The Wayback Machine - https://web.archive.org/web/20140425162335/http://abcnews.go.com/Business/story?id=86683

No Oscar? How About a Gift Bag?

Perhaps just as exciting as winning an Oscar is being one of the lucky people who get a gift bag.

This year, presenters and performers at the Academy Awards received some $20,000 in merchandise in a gift "bag" that is sometimes so large that celebrities ask for it to be shipped to their homes, say industry insiders.

Although the Academy of Motion Picture Arts and Sciences, which chooses which products will get into the bag, would not officially comment on what was included, many companies are often more than happy to tell the world that their products are among the items that end up in celebrities' clutches.

This year's goodies included a $1,500 private dinner party for the recipient and friends at any Morton's steakhouse worldwide, a pair of Beamer Video Phones valued at $499 together, and a four-night stay worth $1,500 at Rosewood's Badrutt's Palace Hotel, a luxury hotel in St. Moritz, Switzerland.

But it's not just the official Oscar bag that celebrities had to look forward to. Other marketing companies organized "unofficial" Oscar bags worth as much as $40,000, while companies like Estee Lauder provided free spa days to help the nominated actors and actresses get ready for the big night.

Cost-Effective Word of Mouth

In this slumping economy, well-paid celebrities are probably the last people who need baskets full of freebies like mink slippers and skin-care products. But marketers say the gift bag has become one of the most coveted — and relatively inexpensive — ways to get exposure for a product.

"It's just a direct opportunity than traditional advertising to reach the talent, and then reach the consumer, through the PR generated around the gift bags," says Samantha Milo Haft, owner of On 3 Productions, a New York City-based event-planning firm that also does gift bags for events. "One photo of a celebrity wearing your product can ignite sales."

Indeed, the celebrity gift bag has become one of the hottest and most competitive ways for companies to get their products into the hands of a celebrity in the hope that he or she will wear your product in public, show up at your hotel, spa or restaurant or mention to a reporter their favorite brand of eye cream — and get priceless exposure.
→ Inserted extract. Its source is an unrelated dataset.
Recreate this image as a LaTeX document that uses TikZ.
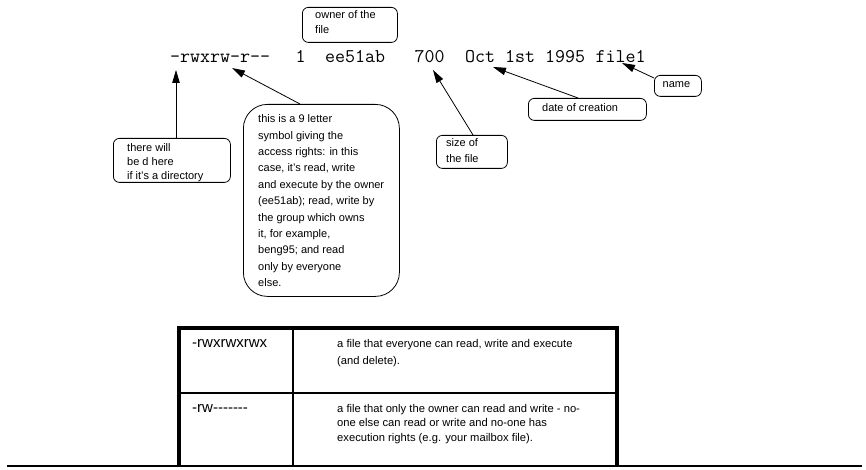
\documentclass[tikz,border=0pt]{standalone}
\usepackage{fontspec}
\setmainfont{Liberation Sans}
\usetikzlibrary{arrows.meta,calc}
\tikzset{
  callout/.style={draw, line width=0.8pt, rounded corners=6pt, inner sep=0pt, anchor=north west},
  boxtext/.style={anchor=north west, inner sep=0pt, align=left},
  mono/.style={anchor=base west, inner sep=0pt, font=\ttfamily\fontsize{19.4}{22}\selectfont},
  arr/.style={-{Triangle[length=13pt,width=7.5pt]}, line width=0.8pt},
  cell/.style={anchor=base west, inner sep=0pt, align=left},
  thickrule/.style={line width=3.2pt},
  thinrule/.style={line width=1.3pt},
}
\begin{document}
\begin{tikzpicture}[x=1pt,y=-1pt]
\path[use as bounding box] (0,0) rectangle (866,470);

% the listing line
\node[mono] (perm)  at (170,63) {-rwxrw-r{-}{-}};
\node[mono] (links) at (295.5,63) {1};
\node[mono] (owner) at (325,63) {ee51ab};
\node[mono] (size)  at (414.5,63) {700};
\node[mono] (date)  at (465,63) {Oct 1st 1995};
\node[mono] (fname) at (595.5,63) {file1};

% callout boxes
\node[callout, minimum width=95pt, minimum height=35pt] (ownerbox) at (302,7) {};
\node[boxtext, font=\fontsize{11}{15}\selectfont] (ownertext) at (315,10.5) {owner of the\\file};

\node[callout, minimum width=117pt, minimum height=44pt] (dirbox) at (113,138) {};
\node[boxtext, font=\fontsize{11}{14}\selectfont] (dirtext) at (127,143.5) {there will\\be d here\\if it's a directory};

\node[callout, rounded corners=24pt, minimum width=156pt, minimum height=192pt] (bigbox) at (243,104) {};
\node[boxtext, font=\fontsize{11}{16.4}\selectfont] (bigtext) at (258,114.5) {this is a 9 letter\\symbol giving the\\access rights: in this\\case, it's read, write\\and execute by the owner\\(ee51ab); read, write by\\the group which owns\\it, for example,\\beng95; and read\\only by everyone\\else.};

\node[callout, minimum width=71pt, minimum height=33pt] (sizebox) at (436,135) {};
\node[boxtext, font=\fontsize{11}{16}\selectfont] (sizetext) at (446,138.5) {size of\\the file};

\node[callout, minimum width=118pt, minimum height=22pt] (datebox) at (528,98) {};
\node[boxtext, font=\fontsize{11}{14}\selectfont] (datetext) at (542,103.5) {date of creation};

\node[callout, minimum width=47pt, minimum height=21pt] (namebox) at (654,75) {};
\node[boxtext, font=\fontsize{11}{14}\selectfont] (nametext) at (662.5,81.5) {name};

% arrows
\coordinate (tipperm) at (176,70);
\coordinate (tiprw)   at (232,68);
\coordinate (tipsize) at (433,70);
\coordinate (tipdate) at (493,67);
\coordinate (tipname) at (622,63);
\draw[arr] (dirbox.north -| tipperm) -- (tipperm);
\draw[arr] ($(bigbox.north west)+(57,0)$) -- (tiprw);
\draw[arr] ($(sizebox.north west)+(37,0)$) -- (tipsize);
\draw[arr] ($(datebox.north west)+(50,0)$) -- (tipdate);
\draw[arr] ($(namebox.north west)+(0,3)$) -- (tipname);

% table
\coordinate (tl) at (179,328);
\coordinate (tr) at (617,328);
\coordinate (bl) at (179,466);
\coordinate (br) at (617,466);
\coordinate (colt) at (293,328);
\coordinate (colb) at (293,466);
\coordinate (ml) at (179,393);
\coordinate (mr) at (617,393);
\coordinate (baseL) at (7,466);
\coordinate (baseR) at (862,466);
\draw[thickrule] (bl) -- (tl) -- (tr) -- (br);
\draw[thinrule] (colt) -- (colb);
\draw[line width=2pt] (ml) -- (mr);
\draw[thinrule] (baseL) -- (baseR);

\node[cell, font=\fontsize{15}{17}\selectfont] (c11) at (192,347.5) {-rwxrwxrwx};
\node[cell, font=\fontsize{11.2}{17}\selectfont] (c12) at (337,364) {a file that everyone can read, write and execute\\(and delete).};
\node[cell, font=\fontsize{15}{17}\selectfont] (c21) at (192,412.5) {-rw{-}{-}{-}{-}{-}{-}{-}};
\node[cell, font=\fontsize{11.2}{14.6}\selectfont] (c22) at (337,441.2) {a file that only the owner can read and write - no-\\one else can read or write and no-one has\\execution rights (e.g. your mailbox file).};
\end{tikzpicture}
\end{document}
"They want to get into the hands of celebrities and they want to get media exposure," says Jane Ubell-Myer, co-founder of Buzz Bags, a New York-based gift bag firm. "It's a very inexpensive way to get into the hands of celebrities."

Celebrity Endorsements

Distinctive Assets, a Los Angeles-based firm that specializes in product placement and gift bags, decided to do its own $40,000 "unofficial" Oscar gift bag for nominees who didn't take home a statue at the end of the night, in part because many of the company's clients who weren't in the official Oscar bag wanted to get some celebrity exposure. Among the items included in the bag were a $4,400 gift certificate for Lasik eye surgery and a $200 pair of mink slippers by footwear designer and orthopedic surgeon Dr. Taryn Rose.

Distinctive Assets co-founder Lash Fary says he thinks the recession has only boosted companies' craze for stuffing celebrity gift bags.

"As they're cutting back on their marketing and advertising budgets, they're looking at creative ways to get publicity," says Fary.